● **What you will do**
Reproduce the listing below word for word, with no pictures.

● **Source material**

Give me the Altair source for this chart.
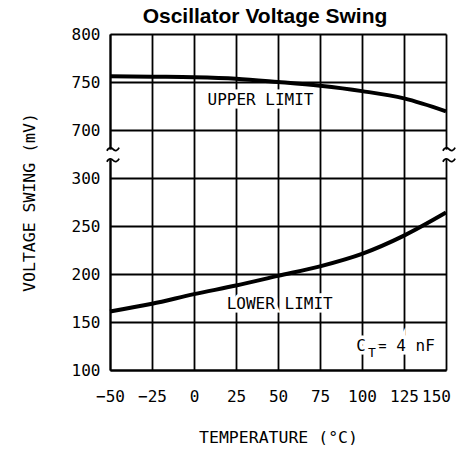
import altair as alt
import pandas as pd

# ---- data ----
temps = [-50, -25, 0, 25, 50, 75, 100, 125, 150]
upper_mv = [756, 755.5, 755, 753.5, 750, 746, 740.5, 733, 719.5]
lower_mv = [161, 169, 179, 188, 198, 208, 221, 240, 264]
y_tick_labels = ["100", "150", "200", "250", "300", "700", "750", "800"]
x_ticks = [-50, -25, 0, 25, 50, 75, 100, 125, 150]


# broken y axis: 100..300 and 700..800 on one uniform index scale
def to_pos(v):
    return (v - 100) / 50 if v <= 300 else 5 + (v - 700) / 50


curves = pd.DataFrame({
    "t": temps * 2,
    "mv": upper_mv + lower_mv,
    "series": ["upper"] * len(temps) + ["lower"] * len(temps),
})
curves["pos"] = curves["mv"].map(to_pos)

ann = pd.DataFrame({
    "text": ["UPPER LIMIT", "LOWER LIMIT"],
    "t": [39.6, 51.0],
    "mv": [731, 169],
})
ann["pos"] = ann["mv"].map(to_pos)

ct_main = pd.DataFrame({"text": ["C", "= 4 nF"], "t": [100, 100], "mv": [125, 125],
                        "dx": [-1, 15], "align": ["center", "left"]})
ct_main["pos"] = ct_main["mv"].map(to_pos)
ct_sub = pd.DataFrame({"text": ["T"], "t": [100], "mv": [125]})
ct_sub["pos"] = ct_sub["mv"].map(to_pos)

brk = pd.DataFrame({"t": [-50, 150], "y1": [4.39, 4.39], "y2": [4.59, 4.59]})
squig = pd.DataFrame({"t": [-50, -50, 150, 150], "pos": [4.6, 4.37, 4.6, 4.37]})

MONO = "DejaVu Sans Mono"
label_expr = "[" + ",".join("'%s'" % s for s in y_tick_labels) + "][datum.value]"

xs = alt.Scale(domain=[-50, 150], nice=False, zero=False)
ys = alt.Scale(domain=[0, 7], nice=False, zero=False)

x_enc = alt.X("t:Q", scale=xs, axis=alt.Axis(
    values=x_ticks, title="TEMPERATURE (°C)", ticks=False,
    labelExpr="replace(datum.label, '-', '−')",
    labelOffset={"condition": {"test": "datum.value == 150", "value": -10}, "value": 0},
    labelFont=MONO, labelFontSize=16, labelColor="black", labelPadding=18,
    labelFlush=False, labelOverlap=False,
    titleFont=MONO, titleFontSize=16.5, titleFontWeight="normal", titleColor="black",
    titlePadding=25,
    domainColor="black", domainWidth=2, gridColor="black", gridWidth=1.8, gridOpacity=1,
))
y_enc = alt.Y("pos:Q", scale=ys, axis=alt.Axis(
    values=list(range(8)), title="VOLTAGE SWING (mV)", ticks=False,
    labelExpr=label_expr,
    labelFont=MONO, labelFontSize=16, labelColor="black", labelPadding=10,
    labelFlush=False, labelOverlap=False,
    titleFont=MONO, titleFontSize=16.5, titleFontWeight="normal", titleColor="black",
    titlePadding=34,
    domainColor="black", domainWidth=2, gridColor="black", gridWidth=1.8, gridOpacity=1,
))

lines = alt.Chart(curves).mark_line(color="black", strokeWidth=4, interpolate="monotone").encode(
    x=x_enc, y=y_enc, detail="series:N")

halo_kw = dict(stroke="white", strokeWidth=7, color="white", font=MONO, fontSize=16)
ann_halo = alt.Chart(ann).mark_text(**halo_kw).encode(
    x=alt.X("t:Q", scale=xs), y=alt.Y("pos:Q", scale=ys), text="text:N")
ann_text = alt.Chart(ann).mark_text(color="black", font=MONO, fontSize=16).encode(
    x=alt.X("t:Q", scale=xs), y=alt.Y("pos:Q", scale=ys), text="text:N")

ct_layers = []
for _, r in ct_main.iterrows():
    d = ct_main[ct_main["text"] == r["text"]]
    for kw in (halo_kw, dict(color="black", font=MONO, fontSize=16)):
        ct_layers.append(alt.Chart(d).mark_text(dx=int(r["dx"]), align=r["align"], **kw).encode(
            x=alt.X("t:Q", scale=xs), y=alt.Y("pos:Q", scale=ys), text="text:N"))
for kw in (dict(halo_kw, fontSize=13), dict(color="black", font=MONO, fontSize=13)):
    ct_layers.append(alt.Chart(ct_sub).mark_text(dx=10, dy=7, **kw).encode(
        x=alt.X("t:Q", scale=xs), y=alt.Y("pos:Q", scale=ys), text="text:N"))

gap = alt.Chart(brk).mark_rule(color="white", strokeWidth=6).encode(
    x=alt.X("t:Q", scale=xs), y=alt.Y("y1:Q", scale=ys), y2="y2:Q")
TILDE = "M-1,0.25 C-0.7,-0.35 -0.3,-0.35 0,0 C0.3,0.35 0.7,0.35 1,-0.25"
squiggles = alt.Chart(squig).mark_point(
    shape=TILDE, size=150, filled=False, color="black", strokeWidth=1.8, opacity=1,
    xOffset=3).encode(x=alt.X("t:Q", scale=xs), y=alt.Y("pos:Q", scale=ys))

chart = alt.layer(lines, ann_halo, ann_text, *ct_layers, gap, squiggles).properties(
    width=336, height=336,
    title=alt.TitleParams("Oscillator Voltage Swing", font="Liberation Sans", fontSize=21,
                          fontWeight="bold", color="black", anchor="middle", dx=-13, dy=5),
    autosize=alt.AutoSizeParams(type="none"),
    padding={"left": 102, "top": 26, "right": 12, "bottom": 75},
).configure_view(strokeWidth=0).configure(background="white")

chart.save("out.html", embed_options={"renderer": "svg", "actions": False})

● **The output**
Give me the Altair source for this chart.
import altair as alt
import pandas as pd

# ---- data ----
temps = [-50, -25, 0, 25, 50, 75, 100, 125, 150]
upper_mv = [756, 755.5, 755, 753.5, 750, 746, 740.5, 733, 719.5]
lower_mv = [161, 169, 179, 188, 198, 208, 221, 240, 264]
y_tick_labels = ["100", "150", "200", "250", "300", "700", "750", "800"]
x_ticks = [-50, -25, 0, 25, 50, 75, 100, 125, 150]


# broken y axis: 100..300 and 700..800 on one uniform index scale
def to_pos(v):
    return (v - 100) / 50 if v <= 300 else 5 + (v - 700) / 50


curves = pd.DataFrame({
    "t": temps * 2,
    "mv": upper_mv + lower_mv,
    "series": ["upper"] * len(temps) + ["lower"] * len(temps),
})
curves["pos"] = curves["mv"].map(to_pos)

ann = pd.DataFrame({
    "text": ["UPPER LIMIT", "LOWER LIMIT"],
    "t": [39.6, 51.0],
    "mv": [731, 169],
})
ann["pos"] = ann["mv"].map(to_pos)

ct_main = pd.DataFrame({"text": ["C", "= 4 nF"], "t": [100, 100], "mv": [125, 125],
                        "dx": [-1, 15], "align": ["center", "left"]})
ct_main["pos"] = ct_main["mv"].map(to_pos)
ct_sub = pd.DataFrame({"text": ["T"], "t": [100], "mv": [125]})
ct_sub["pos"] = ct_sub["mv"].map(to_pos)

brk = pd.DataFrame({"t": [-50, 150], "y1": [4.39, 4.39], "y2": [4.59, 4.59]})
squig = pd.DataFrame({"t": [-50, -50, 150, 150], "pos": [4.6, 4.37, 4.6, 4.37]})

MONO = "DejaVu Sans Mono"
label_expr = "[" + ",".join("'%s'" % s for s in y_tick_labels) + "][datum.value]"

xs = alt.Scale(domain=[-50, 150], nice=False, zero=False)
ys = alt.Scale(domain=[0, 7], nice=False, zero=False)

x_enc = alt.X("t:Q", scale=xs, axis=alt.Axis(
    values=x_ticks, title="TEMPERATURE (°C)", ticks=False,
    labelExpr="replace(datum.label, '-', '−')",
    labelOffset={"condition": {"test": "datum.value == 150", "value": -10}, "value": 0},
    labelFont=MONO, labelFontSize=16, labelColor="black", labelPadding=18,
    labelFlush=False, labelOverlap=False,
    titleFont=MONO, titleFontSize=16.5, titleFontWeight="normal", titleColor="black",
    titlePadding=25,
    domainColor="black", domainWidth=2, gridColor="black", gridWidth=1.8, gridOpacity=1,
))
y_enc = alt.Y("pos:Q", scale=ys, axis=alt.Axis(
    values=list(range(8)), title="VOLTAGE SWING (mV)", ticks=False,
    labelExpr=label_expr,
    labelFont=MONO, labelFontSize=16, labelColor="black", labelPadding=10,
    labelFlush=False, labelOverlap=False,
    titleFont=MONO, titleFontSize=16.5, titleFontWeight="normal", titleColor="black",
    titlePadding=34,
    domainColor="black", domainWidth=2, gridColor="black", gridWidth=1.8, gridOpacity=1,
))

lines = alt.Chart(curves).mark_line(color="black", strokeWidth=4, interpolate="monotone").encode(
    x=x_enc, y=y_enc, detail="series:N")

halo_kw = dict(stroke="white", strokeWidth=7, color="white", font=MONO, fontSize=16)
ann_halo = alt.Chart(ann).mark_text(**halo_kw).encode(
    x=alt.X("t:Q", scale=xs), y=alt.Y("pos:Q", scale=ys), text="text:N")
ann_text = alt.Chart(ann).mark_text(color="black", font=MONO, fontSize=16).encode(
    x=alt.X("t:Q", scale=xs), y=alt.Y("pos:Q", scale=ys), text="text:N")

ct_layers = []
for _, r in ct_main.iterrows():
    d = ct_main[ct_main["text"] == r["text"]]
    for kw in (halo_kw, dict(color="black", font=MONO, fontSize=16)):
        ct_layers.append(alt.Chart(d).mark_text(dx=int(r["dx"]), align=r["align"], **kw).encode(
            x=alt.X("t:Q", scale=xs), y=alt.Y("pos:Q", scale=ys), text="text:N"))
for kw in (dict(halo_kw, fontSize=13), dict(color="black", font=MONO, fontSize=13)):
    ct_layers.append(alt.Chart(ct_sub).mark_text(dx=10, dy=7, **kw).encode(
        x=alt.X("t:Q", scale=xs), y=alt.Y("pos:Q", scale=ys), text="text:N"))

gap = alt.Chart(brk).mark_rule(color="white", strokeWidth=6).encode(
    x=alt.X("t:Q", scale=xs), y=alt.Y("y1:Q", scale=ys), y2="y2:Q")
TILDE = "M-1,0.25 C-0.7,-0.35 -0.3,-0.35 0,0 C0.3,0.35 0.7,0.35 1,-0.25"
squiggles = alt.Chart(squig).mark_point(
    shape=TILDE, size=150, filled=False, color="black", strokeWidth=1.8, opacity=1,
    xOffset=3).encode(x=alt.X("t:Q", scale=xs), y=alt.Y("pos:Q", scale=ys))

chart = alt.layer(lines, ann_halo, ann_text, *ct_layers, gap, squiggles).properties(
    width=336, height=336,
    title=alt.TitleParams("Oscillator Voltage Swing", font="Liberation Sans", fontSize=21,
                          fontWeight="bold", color="black", anchor="middle", dx=-13, dy=5),
    autosize=alt.AutoSizeParams(type="none"),
    padding={"left": 102, "top": 26, "right": 12, "bottom": 75},
).configure_view(strokeWidth=0).configure(background="white")

chart.save("out.html", embed_options={"renderer": "svg", "actions": False})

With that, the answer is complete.